Among the records that follow, find the line with "Write a Python" and the line with "b2 = ax.bar(x". Set down those lines and all lines between them exactly, without adding anything.

Provided data:
** Start **

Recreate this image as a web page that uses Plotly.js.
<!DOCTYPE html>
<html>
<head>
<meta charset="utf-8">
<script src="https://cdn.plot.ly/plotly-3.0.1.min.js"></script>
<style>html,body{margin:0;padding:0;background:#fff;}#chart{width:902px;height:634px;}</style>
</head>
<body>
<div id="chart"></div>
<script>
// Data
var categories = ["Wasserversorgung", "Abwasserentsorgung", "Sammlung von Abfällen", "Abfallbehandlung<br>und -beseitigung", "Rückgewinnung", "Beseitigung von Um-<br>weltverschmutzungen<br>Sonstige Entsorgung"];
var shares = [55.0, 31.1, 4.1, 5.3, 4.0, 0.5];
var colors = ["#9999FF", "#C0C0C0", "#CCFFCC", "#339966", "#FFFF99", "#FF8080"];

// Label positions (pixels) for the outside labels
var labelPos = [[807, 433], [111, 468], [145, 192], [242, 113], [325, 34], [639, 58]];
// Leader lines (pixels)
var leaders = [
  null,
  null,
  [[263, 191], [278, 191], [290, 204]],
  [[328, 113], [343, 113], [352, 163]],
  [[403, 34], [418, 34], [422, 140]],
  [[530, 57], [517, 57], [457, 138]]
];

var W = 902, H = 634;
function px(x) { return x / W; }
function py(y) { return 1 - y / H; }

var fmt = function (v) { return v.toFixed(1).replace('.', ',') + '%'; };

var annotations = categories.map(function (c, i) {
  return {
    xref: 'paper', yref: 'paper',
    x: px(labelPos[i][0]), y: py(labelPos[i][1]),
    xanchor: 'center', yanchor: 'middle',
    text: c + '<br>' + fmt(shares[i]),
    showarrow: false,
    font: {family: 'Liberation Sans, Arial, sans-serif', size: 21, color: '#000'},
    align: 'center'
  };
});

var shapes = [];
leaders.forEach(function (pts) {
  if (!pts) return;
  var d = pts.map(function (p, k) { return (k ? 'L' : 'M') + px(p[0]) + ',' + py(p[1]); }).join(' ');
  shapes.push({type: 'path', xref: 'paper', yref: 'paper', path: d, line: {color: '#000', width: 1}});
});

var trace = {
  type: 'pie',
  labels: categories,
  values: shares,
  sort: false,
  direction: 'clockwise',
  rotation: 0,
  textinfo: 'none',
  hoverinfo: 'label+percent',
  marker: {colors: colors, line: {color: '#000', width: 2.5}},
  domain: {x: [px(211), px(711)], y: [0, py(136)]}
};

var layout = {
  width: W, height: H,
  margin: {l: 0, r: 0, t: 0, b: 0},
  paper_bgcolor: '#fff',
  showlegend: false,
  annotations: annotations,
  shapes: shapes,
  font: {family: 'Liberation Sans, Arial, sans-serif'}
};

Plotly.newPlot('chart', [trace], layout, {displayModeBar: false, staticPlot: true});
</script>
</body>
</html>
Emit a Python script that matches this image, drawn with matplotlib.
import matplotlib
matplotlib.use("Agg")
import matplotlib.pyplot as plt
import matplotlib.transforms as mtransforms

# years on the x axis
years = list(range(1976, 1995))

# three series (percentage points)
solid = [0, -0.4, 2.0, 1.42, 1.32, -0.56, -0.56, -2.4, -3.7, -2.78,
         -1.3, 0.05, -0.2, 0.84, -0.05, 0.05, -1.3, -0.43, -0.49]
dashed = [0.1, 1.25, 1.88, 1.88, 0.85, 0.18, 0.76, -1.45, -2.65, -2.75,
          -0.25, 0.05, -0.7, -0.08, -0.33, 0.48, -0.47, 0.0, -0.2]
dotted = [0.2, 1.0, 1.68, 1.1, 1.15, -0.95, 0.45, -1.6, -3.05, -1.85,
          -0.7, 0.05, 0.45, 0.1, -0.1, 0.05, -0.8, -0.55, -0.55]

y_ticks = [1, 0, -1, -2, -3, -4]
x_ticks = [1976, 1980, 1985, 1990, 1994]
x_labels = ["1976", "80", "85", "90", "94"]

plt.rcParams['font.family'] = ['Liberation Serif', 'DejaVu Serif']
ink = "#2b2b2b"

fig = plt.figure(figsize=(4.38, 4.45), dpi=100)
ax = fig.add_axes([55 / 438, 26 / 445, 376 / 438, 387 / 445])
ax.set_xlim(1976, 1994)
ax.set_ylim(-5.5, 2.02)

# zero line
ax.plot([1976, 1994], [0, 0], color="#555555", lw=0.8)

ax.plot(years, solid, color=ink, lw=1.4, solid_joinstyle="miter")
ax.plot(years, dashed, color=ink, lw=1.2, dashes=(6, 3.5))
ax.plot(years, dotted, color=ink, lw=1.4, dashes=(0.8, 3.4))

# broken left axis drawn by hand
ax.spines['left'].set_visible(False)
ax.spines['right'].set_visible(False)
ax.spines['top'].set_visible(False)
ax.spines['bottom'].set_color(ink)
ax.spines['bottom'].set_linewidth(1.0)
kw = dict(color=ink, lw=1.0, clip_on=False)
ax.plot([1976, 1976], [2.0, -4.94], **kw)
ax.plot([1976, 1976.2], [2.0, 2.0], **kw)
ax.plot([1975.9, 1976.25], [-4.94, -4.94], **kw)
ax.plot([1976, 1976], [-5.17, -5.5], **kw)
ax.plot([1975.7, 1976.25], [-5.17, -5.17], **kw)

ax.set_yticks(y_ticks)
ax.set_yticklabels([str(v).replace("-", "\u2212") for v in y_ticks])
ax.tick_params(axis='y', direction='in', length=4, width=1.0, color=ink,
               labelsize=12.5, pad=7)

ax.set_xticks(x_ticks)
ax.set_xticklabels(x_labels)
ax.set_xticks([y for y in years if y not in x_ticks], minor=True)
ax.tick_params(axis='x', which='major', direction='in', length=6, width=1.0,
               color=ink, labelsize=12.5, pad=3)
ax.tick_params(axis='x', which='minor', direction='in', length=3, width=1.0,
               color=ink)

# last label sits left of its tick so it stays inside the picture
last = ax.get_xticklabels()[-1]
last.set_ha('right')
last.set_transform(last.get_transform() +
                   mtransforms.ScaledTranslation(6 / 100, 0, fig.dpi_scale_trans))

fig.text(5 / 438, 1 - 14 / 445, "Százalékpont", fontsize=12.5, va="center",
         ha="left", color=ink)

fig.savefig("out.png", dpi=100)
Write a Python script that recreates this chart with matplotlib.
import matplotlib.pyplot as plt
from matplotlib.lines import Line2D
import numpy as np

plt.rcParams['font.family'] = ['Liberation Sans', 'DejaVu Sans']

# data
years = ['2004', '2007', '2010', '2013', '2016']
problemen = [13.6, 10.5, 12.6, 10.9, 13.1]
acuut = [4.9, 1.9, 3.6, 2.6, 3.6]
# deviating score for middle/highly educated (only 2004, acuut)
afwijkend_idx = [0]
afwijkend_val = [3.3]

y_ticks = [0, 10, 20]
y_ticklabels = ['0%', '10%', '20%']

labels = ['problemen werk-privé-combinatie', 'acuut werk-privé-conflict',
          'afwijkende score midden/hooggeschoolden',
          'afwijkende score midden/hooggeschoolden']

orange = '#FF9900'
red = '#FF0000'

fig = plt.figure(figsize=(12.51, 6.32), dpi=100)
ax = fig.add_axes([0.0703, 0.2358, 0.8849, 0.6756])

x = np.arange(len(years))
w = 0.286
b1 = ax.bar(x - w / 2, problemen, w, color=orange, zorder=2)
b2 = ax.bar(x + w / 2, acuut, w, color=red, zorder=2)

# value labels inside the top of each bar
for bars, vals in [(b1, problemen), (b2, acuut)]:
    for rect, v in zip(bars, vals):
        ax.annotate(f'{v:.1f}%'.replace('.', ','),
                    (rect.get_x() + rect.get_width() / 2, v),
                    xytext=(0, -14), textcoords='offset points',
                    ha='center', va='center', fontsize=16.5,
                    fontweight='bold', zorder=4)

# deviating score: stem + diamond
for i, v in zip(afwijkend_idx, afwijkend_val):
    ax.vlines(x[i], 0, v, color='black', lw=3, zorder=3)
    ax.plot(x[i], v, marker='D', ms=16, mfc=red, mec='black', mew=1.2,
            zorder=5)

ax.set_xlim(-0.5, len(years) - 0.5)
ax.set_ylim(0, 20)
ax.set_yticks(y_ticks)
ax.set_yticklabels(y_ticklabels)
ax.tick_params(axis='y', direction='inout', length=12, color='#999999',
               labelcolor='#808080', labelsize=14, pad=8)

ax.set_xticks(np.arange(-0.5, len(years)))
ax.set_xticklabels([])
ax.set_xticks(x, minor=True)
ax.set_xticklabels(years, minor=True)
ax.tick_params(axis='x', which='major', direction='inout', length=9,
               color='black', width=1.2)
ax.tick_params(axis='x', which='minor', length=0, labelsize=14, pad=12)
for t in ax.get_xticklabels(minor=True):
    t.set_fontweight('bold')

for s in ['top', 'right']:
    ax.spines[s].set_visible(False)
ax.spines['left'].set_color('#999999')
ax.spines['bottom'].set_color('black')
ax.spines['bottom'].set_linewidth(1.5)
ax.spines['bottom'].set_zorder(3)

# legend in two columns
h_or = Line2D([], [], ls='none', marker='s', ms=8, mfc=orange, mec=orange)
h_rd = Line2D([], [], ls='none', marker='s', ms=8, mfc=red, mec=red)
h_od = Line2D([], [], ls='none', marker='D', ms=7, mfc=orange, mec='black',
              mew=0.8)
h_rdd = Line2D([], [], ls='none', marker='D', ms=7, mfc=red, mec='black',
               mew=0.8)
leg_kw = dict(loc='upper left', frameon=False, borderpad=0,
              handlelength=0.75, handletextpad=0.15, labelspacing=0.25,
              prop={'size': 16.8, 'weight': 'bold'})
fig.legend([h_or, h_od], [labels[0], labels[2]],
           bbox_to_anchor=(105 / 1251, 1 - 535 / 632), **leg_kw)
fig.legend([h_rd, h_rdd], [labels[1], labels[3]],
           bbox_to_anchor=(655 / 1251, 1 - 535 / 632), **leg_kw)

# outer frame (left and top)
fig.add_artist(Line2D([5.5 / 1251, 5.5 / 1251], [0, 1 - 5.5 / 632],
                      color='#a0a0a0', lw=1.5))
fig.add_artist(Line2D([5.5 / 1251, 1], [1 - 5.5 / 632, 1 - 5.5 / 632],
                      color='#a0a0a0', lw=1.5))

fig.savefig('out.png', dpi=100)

** End **

Response to the task:
Write a Python script that recreates this chart with matplotlib.
import matplotlib.pyplot as plt
from matplotlib.lines import Line2D
import numpy as np

plt.rcParams['font.family'] = ['Liberation Sans', 'DejaVu Sans']

# data
years = ['2004', '2007', '2010', '2013', '2016']
problemen = [13.6, 10.5, 12.6, 10.9, 13.1]
acuut = [4.9, 1.9, 3.6, 2.6, 3.6]
# deviating score for middle/highly educated (only 2004, acuut)
afwijkend_idx = [0]
afwijkend_val = [3.3]

y_ticks = [0, 10, 20]
y_ticklabels = ['0%', '10%', '20%']

labels = ['problemen werk-privé-combinatie', 'acuut werk-privé-conflict',
          'afwijkende score midden/hooggeschoolden',
          'afwijkende score midden/hooggeschoolden']

orange = '#FF9900'
red = '#FF0000'

fig = plt.figure(figsize=(12.51, 6.32), dpi=100)
ax = fig.add_axes([0.0703, 0.2358, 0.8849, 0.6756])

x = np.arange(len(years))
w = 0.286
b1 = ax.bar(x - w / 2, problemen, w, color=orange, zorder=2)
b2 = ax.bar(x + w / 2, acuut, w, color=red, zorder=2)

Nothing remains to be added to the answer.